Tuesday, April 11, 2006

Reflections on an intercultural experience

While waiting for my driver in Ho Chi Minh City to take me to the airport, I thought about intercultural differences and how I was seeing and experiencing them. I wondered about the ways in which these differences were or were not engaging me. I noticed the tendency to seek the comfort of the similar, as with our desire to stay in a part of town that was “nicer” and had more things to do. I read that to mean that we were desiring to be in a place more like we were used to. The language difference is a barrier but enough people here speak enough English so that it doesn’t seem to difficult getting by.

Just now I had an exchange with a young man behind the cashier’s desk. I was trying to see if I could check out early so I didn’t have to do it in the morning but, after a fashion I gave up because I wasn’t understanding him and it seemed clear he wasn’t understanding me, even though he did seem to speak some English. In moments like this, I experience a gulf between myself and the person with whom I am trying to communicate. Something odd happens or feels like it is happening. It is almost as if I am trying to talk to a machine and eliciting about as much understanding. I can’t reach the person at some level and it doesn’t feel like he or she reaches me at that level. That is a frustrating feeling.

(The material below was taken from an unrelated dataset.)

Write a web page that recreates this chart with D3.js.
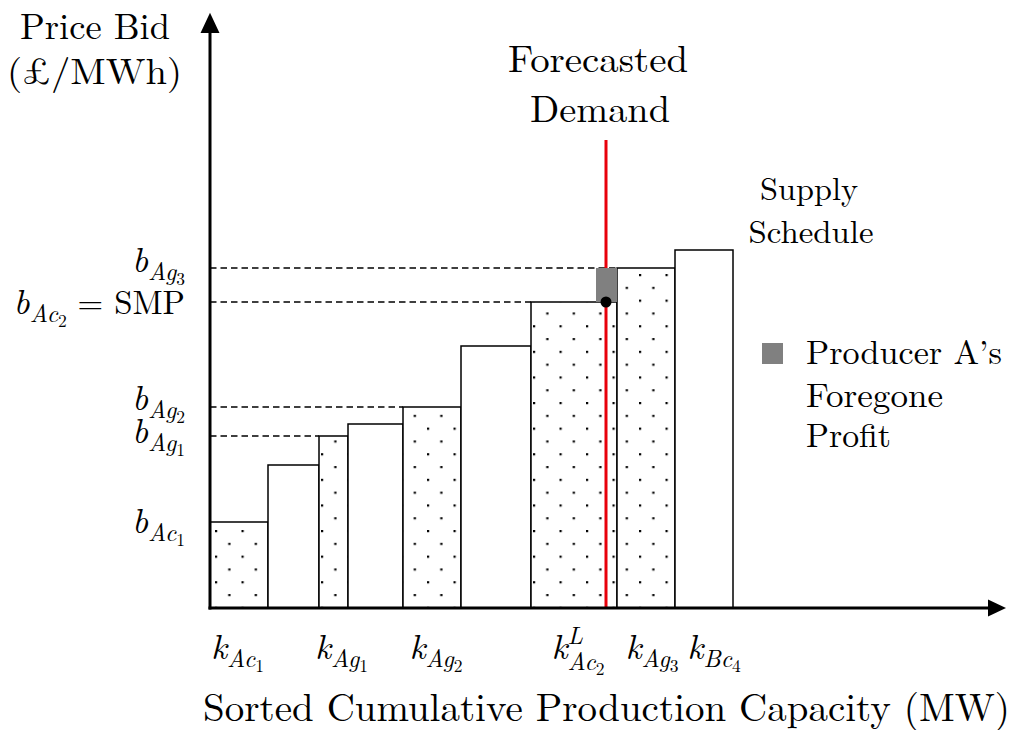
<!DOCTYPE html>
<html><head><meta charset="utf-8">
<script src="https://cdn.jsdelivr.net/npm/d3@7"></script>
<style>body{margin:0;background:#fff} svg{display:block}</style>
</head><body><svg id="c" width="1015" height="730"></svg>
<script>
// ---------------- data ----------------
const unitIds     = ["Ac1", "O1", "Ag1", "O2", "Ag2", "O3", "Ac2", "Ag3", "Bc4"];
const capacities  = [58, 51, 29, 55, 58, 70, 86, 58, 58];      // MW (sorted supply stack)
const bids        = [86, 143, 172, 184, 201, 262, 306, 340, 358]; // £/MWh
const isProducerA = [true, false, true, false, true, false, true, true, false];
const kLabels = [
  {base: "k", sub: "Ac", subsub: "1"}, null,
  {base: "k", sub: "Ag", subsub: "1"}, null,
  {base: "k", sub: "Ag", subsub: "2"}, null,
  {base: "k", sup: "L", sub: "Ac", subsub: "2"},
  {base: "k", sub: "Ag", subsub: "3"},
  {base: "k", sub: "Bc", subsub: "4"}
];
const bLabels = [
  {base: "b", sub: "Ac", subsub: "1"}, null,
  {base: "b", sub: "Ag", subsub: "1"}, null,
  {base: "b", sub: "Ag", subsub: "2"}, null,
  {base: "b", sub: "Ac", subsub: "2", tail: " = SMP"},
  {base: "b", sub: "Ag", subsub: "3"}, null
];
const dashedGuide = [false, false, true, false, true, false, true, true, false];
const forecastDemand = 396;          // MW
const demandLineTop = 468;           // £/MWh (extent of the demand marker)
const foregoneCapacity = [386, 407]; // MW
const smpIndex = 6, foregoneTopIndex = 7;
const yTitle = ["Price Bid", "(£/MWh)"];
const xTitle = "Sorted Cumulative Production Capacity (MW)";
const demandTitle = ["Forecasted", "Demand"];
const supplyTitle = ["Supply", "Schedule"];
const legendLines = ["Producer A\u2019s", "Foregone", "Profit"];

// ---------------- layout ----------------
const FONT = '"Latin Modern Roman", "Liberation Serif", serif';
const svg = d3.select("#c").attr("fill", "#000");
const x = d3.scaleLinear().domain([0, 800]).range([210, 1010]);
const y = d3.scaleLinear().domain([0, 600]).range([608, 8]);
const edges = [0, ...d3.cumsum(capacities)];

function txt(parent) { return parent.append("text").style("font-family", FONT); }

// dotted hatch
const defs = svg.append("defs");
const pat = defs.append("pattern").attr("id", "dots").attr("patternUnits", "userSpaceOnUse")
  .attr("x", 215).attr("y", 274).attr("width", 26.5).attr("height", 25.6);
pat.append("rect").attr("width", 26.5).attr("height", 25.6).attr("fill", "#fff");
pat.append("rect").attr("x", 0).attr("y", 0).attr("width", 2.2).attr("height", 2.2).attr("fill", "#000");
pat.append("rect").attr("x", 13.25).attr("y", 12.8).attr("width", 2.2).attr("height", 2.2).attr("fill", "#000");

// dashed guides
svg.append("g").selectAll("line").data(d3.range(bids.length).filter(i => dashedGuide[i])).join("line")
  .attr("x1", x(0)).attr("x2", i => x(edges[i])).attr("y1", i => y(bids[i])).attr("y2", i => y(bids[i]))
  .attr("stroke", "#000").attr("stroke-width", 1.5).attr("stroke-dasharray", "6.5,4");

// bars
svg.append("g").selectAll("rect").data(bids).join("rect")
  .attr("x", (d, i) => x(edges[i])).attr("width", (d, i) => x(edges[i + 1]) - x(edges[i]))
  .attr("y", d => y(d)).attr("height", d => y(0) - y(d))
  .attr("fill", (d, i) => isProducerA[i] ? "url(#dots)" : "#fff")
  .attr("stroke", "#000").attr("stroke-width", 1.5);

// demand line
svg.append("line").attr("x1", x(forecastDemand)).attr("x2", x(forecastDemand))
  .attr("y1", y(demandLineTop)).attr("y2", y(0)).attr("stroke", "#e8000b").attr("stroke-width", 3);

// foregone profit
svg.append("rect").attr("x", x(foregoneCapacity[0])).attr("width", x(foregoneCapacity[1]) - x(foregoneCapacity[0]))
  .attr("y", y(bids[foregoneTopIndex])).attr("height", y(bids[smpIndex]) - y(bids[foregoneTopIndex]))
  .attr("fill", "#808080");

// SMP point
svg.append("circle").attr("cx", x(forecastDemand)).attr("cy", y(bids[smpIndex])).attr("r", 5.5).attr("fill", "#000");

// axes
svg.append("line").attr("x1", x(0)).attr("x2", x(0)).attr("y1", y(0) + 1.5).attr("y2", y(575))
  .attr("stroke", "#000").attr("stroke-width", 3);
svg.append("path").attr("d", `M${x(0)},${y(595.3)} L${x(0) - 9.5},${y(575)} L${x(0) + 9.5},${y(575)} Z`).attr("fill", "#000");
svg.append("line").attr("x1", x(0) - 1.5).attr("x2", x(778)).attr("y1", y(0)).attr("y2", y(0))
  .attr("stroke", "#000").attr("stroke-width", 3);
svg.append("path").attr("d", `M${x(796)},${y(0)} L${x(778)},${y(0) - 8.5} L${x(778)},${y(0) + 8.5} Z`).attr("fill", "#000");

// math label helper
function mathLabel(parent, spec, fs) {
  const g = parent.append("g");
  const segs = [{t: spec.base, size: fs, dy: 0, it: true}];
  const hasSup = !!spec.sup;
  const subShift = hasSup ? fs * 0.32 : fs * 0.22;
  if (spec.sup) segs.push({t: spec.sup, size: fs * 0.7, dy: -fs * 0.43, it: true});
  if (spec.sub) segs.push({t: spec.sub, size: fs * 0.7, dy: subShift, it: true, stack: hasSup});
  if (spec.subsub) segs.push({t: spec.subsub, size: fs * 0.5, dy: subShift + fs * 0.15, it: false});
  if (spec.tail) segs.push({t: spec.tail, size: fs * 0.94, dy: 0, it: false});
  let cx = 0, prevStart = 0;
  segs.forEach(s => {
    const start = s.stack ? prevStart : cx;
    const t = txt(g).attr("x", start).attr("y", s.dy).style("font-size", s.size + "px")
      .style("font-style", s.it ? "italic" : "normal").style("white-space", "pre").text(s.t);
    const w = t.node().getComputedTextLength();
    prevStart = start; cx = Math.max(cx, start + w);
  });
  return {g, width: cx};
}

// y tick labels (right aligned)
const yLabNudge = {0: 11, 2: 7, 4: 3, 6: 12, 7: 4};
const yl = svg.append("g");
bLabels.forEach((spec, i) => {
  if (!spec) return;
  const m = mathLabel(yl, spec, 35);
  m.g.attr("transform", `translate(${185 - m.width},${y(bids[i]) + yLabNudge[i]})`);
});

// x tick labels (centred under bars)
const xLabNudge = {0: -1.5, 2: 8, 4: 4, 6: 4, 7: 6, 8: 10};
const xl = svg.append("g");
kLabels.forEach((spec, i) => {
  if (!spec) return;
  const m = mathLabel(xl, spec, 35);
  const c = (x(edges[i]) + x(edges[i + 1])) / 2 + xLabNudge[i];
  m.g.attr("transform", `translate(${c - m.width / 2},659)`);
});

// titles
function fit(sel, w) { return sel.attr("textLength", w).attr("lengthAdjust", "spacingAndGlyphs"); }
function title(t, px, py, fs, w, anchor) {
  return fit(txt(svg).attr("x", px).attr("y", py).style("font-size", fs + "px")
    .attr("text-anchor", anchor || "start").text(t), w);
}
title(yTitle[0], 20, 39, 36.5, 150);
title(yTitle[1], 7, 84, 36.5, 175);
title(xTitle, 203, 721, 39, 807);
title(demandTitle[0], 598, 72, 38, 180, "middle");
title(demandTitle[1], 600, 122, 38, 140, "middle");
title(supplyTitle[0], 809, 200, 32, 98, "middle");
title(supplyTitle[1], 811, 243, 32, 125, "middle");

// legend
svg.append("rect").attr("x", 762).attr("y", 343).attr("width", 21).attr("height", 21).attr("fill", "#808080");
const legW = [196, 137, 85], legY = [364, 407, 447];
legendLines.forEach((t, i) => title(t, 806, legY[i], 34, legW[i]));
</script></body></html>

So are my senses dulled by prior intercultural experiences? What is my experience of difference here? Of the “other”? I seem to construct a sense of the “other” from past prior experiences of my own. In doing so, I may very well simply be encountering little more than some reflection of my self. How well do I really know the people who I met? To what extent can I say I met them on a level that was deeply meaningful and engaging? I don’t thing I can. Using language and the work, I suppose, I think I kept them at a distance most of the time. Maybe this is what the intercultural experience can do – help us realize how we so often create the “other” in some image of our own making and rarely meet them within their own humanity, their own real, authentic selves. Is that possible? We have trouble doing that with our family members and friends. Perhaps it is much too much to ask of casual relationships that we develop in foreign lands.